Ranting and loving for Valentine’s Day

So tomorrow is Valentine’s Day. I hated it in my teens when all the popular pretty girls in our secondary school got inundated with cards and flowers (the sixth form used to sell single roses which they would deliver to the classroom of your Valentine – I think the proceeds went to charity) and it very quickly escalated into a contest to see who could get the most. I never got – or for that matter sent – any, and in our school that singled you out for sneering and ridicule.

In my 20’s although I had some relationships I never actually managed to be in one on Valentine’s Day and by the time I was in my mid 20’s I was heartily (ha!) sick of the whole overblown marketing fiasco that I considered it to be.

Then I fell in love. Big time. And the man I fell in love with is very romantic. Not just in the hearts and flowers way but in the little gestures and moments that mean so much. I still have the roses (now dried) that he gave me on the Valentine’s Day he asked me to marry him. The first Valentine’s Day after we were married I sent a bouquet to him at work. Over the intervening years our lives have changed, and we agree that for us spending a load of money on flowers and gifts each Feb 14th is not what we want to do – we have other things we’d sooner do with our money and we mark the day each year in a way that means something to us. A couple of years ago we bought the box set of one of our favourite TV shows and had a lovely evening cuddled up watching it.

One thing that drives us both mad about the marketing of Valentine’s Day is the way so much of it seems to be saying that it is a day when men should buy things for the woman in their life. A lot of the ads I’ve seen and heard over the last few weeks have been “what should I get her? will she like this card? Is that a big enough bunch of roses?” etc etc. If Valentine’s Day is about (so the card companies tell us) celebrating love and romance and being with the one you love the most, then doesn’t that work both ways? I cannot think of an ad on mainstream TV or radio that I have seen or heard which portrays a woman choosing a Valentine’s gift for a man. Don’t even get me started on the dominance of heterosexual relationships in these ads!

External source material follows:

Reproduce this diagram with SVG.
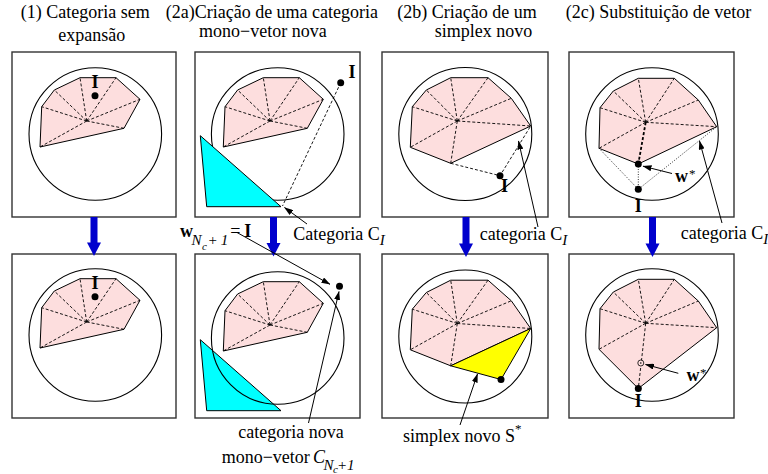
<svg xmlns="http://www.w3.org/2000/svg" width="768" height="474" viewBox="0 0 768 474">
<defs>
<marker id="ah" markerUnits="userSpaceOnUse" markerWidth="9" markerHeight="6" refX="8.5" refY="3" orient="auto"><path d="M0,0 L9,3 L0,6 z" fill="#000"/></marker>
</defs>
<style>
text{font-family:"Liberation Serif","Times New Roman",serif;fill:#000;font-size:18px}
.b{font-weight:bold}
.it{font-style:italic}
.s15{font-size:15px}
.s11{font-size:11px}
.s13{font-size:13px}
.box{fill:#fff;stroke:#333;stroke-width:1.4}
.circ{fill:none;stroke:#000;stroke-width:1.1}
.cat{fill:#fddede;stroke:#000;stroke-width:1}
.dash{fill:none;stroke:#000;stroke-width:0.9;stroke-dasharray:3 2}
.dashb{fill:none;stroke:#000;stroke-width:1.8;stroke-dasharray:3 2}
.dot{fill:none;stroke:#000;stroke-width:0.8;stroke-dasharray:1 1.5}
.pt{fill:#000}
.con{fill:none;stroke:#000;stroke-width:1;marker-end:url(#ah)}
.blue{fill:#0000cd}
.cyan{fill:#00ffff;stroke:#000;stroke-width:1}
.yel{fill:#ffff00;stroke:#000;stroke-width:1}
</style>
<rect width="768" height="474" fill="#fff"/>

<g id="titles">
<text x="20.7" y="18.3">(1) Categoria sem</text>
<text x="58.3" y="40.5">expansão</text>
<text x="165.7" y="18.3">(2a)Criação de uma categoria</text>
<text x="199" y="36.5">mono−vetor nova</text>
<text x="397.3" y="18.3">(2b) Criação de um</text>
<text x="434.7" y="36.5">simplex novo</text>
<text x="565.7" y="18.3">(2c) Substituição de vetor</text>
</g>

<g id="p1-top">
<rect class="box" x="12" y="52" width="164" height="165"/>
<circle class="circ" cx="95.3" cy="134" r="66.3"/>
<polygon class="cat" points="80,77.7 116,77.7 140,99.3 124,128.3 40,147 41.7,106.7 54.3,90"/>
<path class="dash" d="M86.7,121 L80,77.7 M86.7,121 L116,77.7 M86.7,121 L140,99.3 M86.7,121 L124,128.3 M86.7,121 L40,147 M86.7,121 L41.7,106.7 M86.7,121 L54.3,90"/>
<circle class="pt" cx="95" cy="95.7" r="3.5"/>
<text class="b" x="95" y="88.3" text-anchor="middle">I</text>
</g>

<g id="p1-bottom">
<rect class="box" x="12" y="254" width="164" height="164"/>
<g transform="translate(0,201)">
<circle class="circ" cx="95.3" cy="134" r="66.3"/>
<polygon class="cat" points="80,77.7 116,77.7 140,99.3 124,128.3 40,147 41.7,106.7 54.3,90"/>
<path class="dash" d="M86.7,121 L80,77.7 M86.7,121 L116,77.7 M86.7,121 L140,99.3 M86.7,121 L124,128.3 M86.7,121 L40,147 M86.7,121 L41.7,106.7 M86.7,121 L54.3,90"/>
<circle class="pt" cx="95" cy="95.7" r="3.5"/>
<text class="b" x="95" y="88.3" text-anchor="middle">I</text>
</g>
</g>

<g id="p2a-top">
<rect class="box" x="195" y="52" width="165" height="165"/>
<circle class="circ" cx="277.7" cy="134" r="66.3"/>
<polygon class="cat" points="263.3,77.7 299.3,77.7 323.3,99.3 307.3,128.3 223.3,147 225,106.7 237.6,90"/>
<path class="dash" d="M270,121 L263.3,77.7 M270,121 L299.3,77.7 M270,121 L323.3,99.3 M270,121 L307.3,128.3 M270,121 L223.3,147 M270,121 L225,106.7 M270,121 L237.6,90"/>
<polygon class="cyan" points="200.3,135.7 206.7,206.7 281,206.7"/>
<path class="dash" d="M340.7,82.7 L282.5,206" stroke-dasharray="2 2"/>
<circle class="pt" cx="340.7" cy="82.7" r="3.5"/>
<text class="b" x="352" y="78.3" text-anchor="middle">I</text>
<text x="293.3" y="240">Categoria C<tspan class="it s15" dy="5">I</tspan></text>
</g>

<g id="p2a-bottom">
<rect class="box" x="195" y="254" width="165" height="164"/>
<g transform="translate(0,204)">
<polygon class="cat" points="263.3,77.7 299.3,77.7 323.3,99.3 307.3,128.3 223.3,147 225,106.7 237.6,90"/>
<path class="dash" d="M270,121 L263.3,77.7 M270,121 L299.3,77.7 M270,121 L323.3,99.3 M270,121 L307.3,128.3 M270,121 L223.3,147 M270,121 L225,106.7 M270,121 L237.6,90"/>
<polygon class="cyan" points="200.3,135.7 206.7,206.7 281,206.7"/>
<circle class="circ" cx="277.7" cy="134" r="66.3"/>
<circle class="pt" cx="339.5" cy="82.3" r="3.5"/>
</g>
<text x="180" y="237"><tspan class="b">w</tspan><tspan class="it s15" dy="8" dx="-1.5">N</tspan><tspan class="it s11" dy="4.5" dx="0.5">c</tspan><tspan class="s15" dy="-4.5" dx="1.5">+ <tspan class="it">1</tspan></tspan><tspan dy="-8" dx="2">=</tspan><tspan class="b" dx="4">I</tspan></text>
<text x="238.3" y="438.3">categoria nova</text>
<text x="221.7" y="463.3">mono−vetor</text>
<text x="313" y="463.3"><tspan class="it">C</tspan><tspan class="it s15" dy="6.5" dx="-1.5">N</tspan><tspan class="it s11" dy="2.8" dx="-0.5">c</tspan><tspan class="it s15" dy="-2.8" dx="-1">+1</tspan></text>
</g>

<g id="p2b-top">
<rect class="box" x="382" y="52" width="166" height="165"/>
<circle class="circ" cx="465.3" cy="134" r="66.5"/>
<polygon class="cat" points="450.7,77.7 488,77.7 511.3,98.3 530.7,126 450.7,163.3 410.3,147.3 412.3,106.7 426.3,90"/>
<path class="dash" d="M457.3,121 L450.7,77.7 M457.3,121 L488,77.7 M457.3,121 L511.3,98.3 M457.3,121 L530.7,126 M457.3,121 L450.7,163.3 M457.3,121 L410.3,147.3 M457.3,121 L412.3,106.7 M457.3,121 L426.3,90 M450.7,163.3 L500,175.7 L530.7,126"/>
<circle class="pt" cx="500" cy="175.7" r="3.5"/>
<text class="b" x="504.5" y="192" text-anchor="middle">I</text>
<text x="479.7" y="240">categoria C<tspan class="it s15" dy="5">I</tspan></text>
</g>

<g id="p2b-bottom">
<rect class="box" x="382" y="254" width="166" height="164"/>
<g transform="translate(0,202.5)">
<circle class="circ" cx="465.3" cy="134" r="66.5"/>
<polygon class="cat" points="450.7,77.7 488,77.7 511.3,98.3 530.7,126 450.7,163.3 410.3,147.3 412.3,106.7 426.3,90"/>
<path class="dash" d="M457.3,121 L450.7,77.7 M457.3,121 L488,77.7 M457.3,121 L511.3,98.3 M457.3,121 L530.7,126 M457.3,121 L450.7,163.3 M457.3,121 L410.3,147.3 M457.3,121 L412.3,106.7 M457.3,121 L426.3,90"/>
<polygon class="yel" points="450.7,163.3 530.7,126 501,177"/>
<circle class="pt" cx="501" cy="177" r="3.5"/>
</g>
<text x="403" y="441.7">simplex novo S<tspan class="s13" dy="-9">*</tspan></text>
</g>

<g id="p2c-top">
<rect class="box" x="569" y="52" width="165" height="165"/>
<circle class="circ" cx="652" cy="134" r="66.3"/>
<polygon class="cat" points="638.3,78.3 674.3,78.3 698.3,100 716.7,126.7 638.3,164 599,148.3 600,107.7 613.3,91"/>
<path class="dash" d="M645.7,122.3 L638.3,78.3 M645.7,122.3 L674.3,78.3 M645.7,122.3 L698.3,100 M645.7,122.3 L716.7,126.7 M645.7,122.3 L599,148.3 M645.7,122.3 L600,107.7 M645.7,122.3 L613.3,91"/>
<path class="dashb" d="M645.7,122.3 L638.3,164"/>
<path class="dot" d="M599,148.3 L638.3,189.3 L716.7,126.7 M638.3,164 L638.3,189.3"/>
<circle class="pt" cx="638.3" cy="164" r="3.5"/>
<circle class="pt" cx="638.3" cy="189.3" r="3.5"/>
<text class="b" x="638.3" y="212.3" text-anchor="middle">I</text>
<text x="675" y="182.3"><tspan class="b">w</tspan><tspan class="s13" dy="-4.3" dx="1">*</tspan></text>
<text x="680.7" y="238.5">categoria C<tspan class="it s15" dy="5">I</tspan></text>
</g>

<g id="p2c-bottom">
<rect class="box" x="569" y="254" width="165" height="164"/>
<g transform="translate(0,201)">
<circle class="circ" cx="652" cy="134" r="66.3"/>
<polygon class="cat" points="638.3,78.3 674.3,78.3 698.3,100 716.7,126.7 638.3,187.5 599,148.3 600,107.7 613.3,91"/>
<path class="dash" d="M645.7,122.3 L638.3,78.3 M645.7,122.3 L674.3,78.3 M645.7,122.3 L698.3,100 M645.7,122.3 L716.7,126.7 M645.7,122.3 L638.3,187.5 M645.7,122.3 L599,148.3 M645.7,122.3 L600,107.7 M645.7,122.3 L613.3,91"/>
<circle cx="640.8" cy="162" r="3" fill="#fddede" stroke="#000" stroke-width="0.8"/>
<circle class="pt" cx="640.8" cy="162" r="0.8"/>
<circle class="pt" cx="638.3" cy="187.5" r="3.5"/>
</g>
<text class="b" x="638.3" y="406.7" text-anchor="middle">I</text>
<text x="686.5" y="381"><tspan class="b">w</tspan><tspan class="s13" dy="-4" dx="0.5">*</tspan></text>
</g>

<g id="connectors">
<g class="blue">
<rect x="90.5" y="217" width="7" height="26"/><polygon points="87,242.5 101,242.5 94,256"/>
<rect x="270" y="217" width="7" height="27"/><polygon points="266.5,243 280.5,243 273.5,256.5"/>
<rect x="462.5" y="217" width="7" height="27"/><polygon points="459,243.5 473,243.5 466,257"/>
<rect x="649" y="217" width="7" height="27"/><polygon points="645.5,243.5 659.5,243.5 652.5,257"/>
</g>
<path class="con" d="M307,224 L284.5,207.5"/>
<path class="con" d="M237,232.5 L330,284.3"/>
<path class="con" d="M308.5,423 L339,291.5"/>
<path class="con" d="M538,227 L518.5,141"/>
<path class="con" d="M460,425 L477.5,374"/>
<path class="con" d="M722,223 L699.5,141"/>
<path class="con" d="M672,173.5 L643,166.2"/>
<path class="con" d="M678.3,373.3 L645.5,364.5"/>
</g>
</svg>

You might say that’s just marketing and advertising, well maybe so, but I have seen on social media over the last few years a tendency amongst some women to expect gifts on Valentine’s Day from their husband/boyfriend yet not even consider that maybe it should be reciprocal. I know women personally who would be upset if they did not get a card/bunch of roses/chocolates tomorrow but have not bought their lover anything. They seem to see it as a day for women to be spoiled by men. Since when did this come about? And I know that not all women think that way so please don’t jump down my throat, but in my experience and observations there are a sizeable number that do. Rant over.

So how, you might wonder, am I going to spend Valentine’s Day this year? Well, firstly and most importantly, with the two people I love the most. The three of us (that’s me, husband and daughter just in case you were wondering) are going to Termonfeckin in Co. Louth to take part in Erin’s Run, a 5km run (in my case a walk) in memory of my friend’s beautiful daughter Erin who died last year. It’s also to raise money for BUMBLEance who do such an amazing job and get no state funding at all. Other very dear friends of mine will also be there – with assorted husbands and children – so I will get to spend some time with some of the other people in my life who I love and who mean so much to me.

In the evening we are treating ourselves to a great meal from a local restaurant that does take out, a good movie or two and each other’s company. Comfort, love and contentment. That’s all I want or need. However and with whomever you spend it, Happy Valentine’s Day.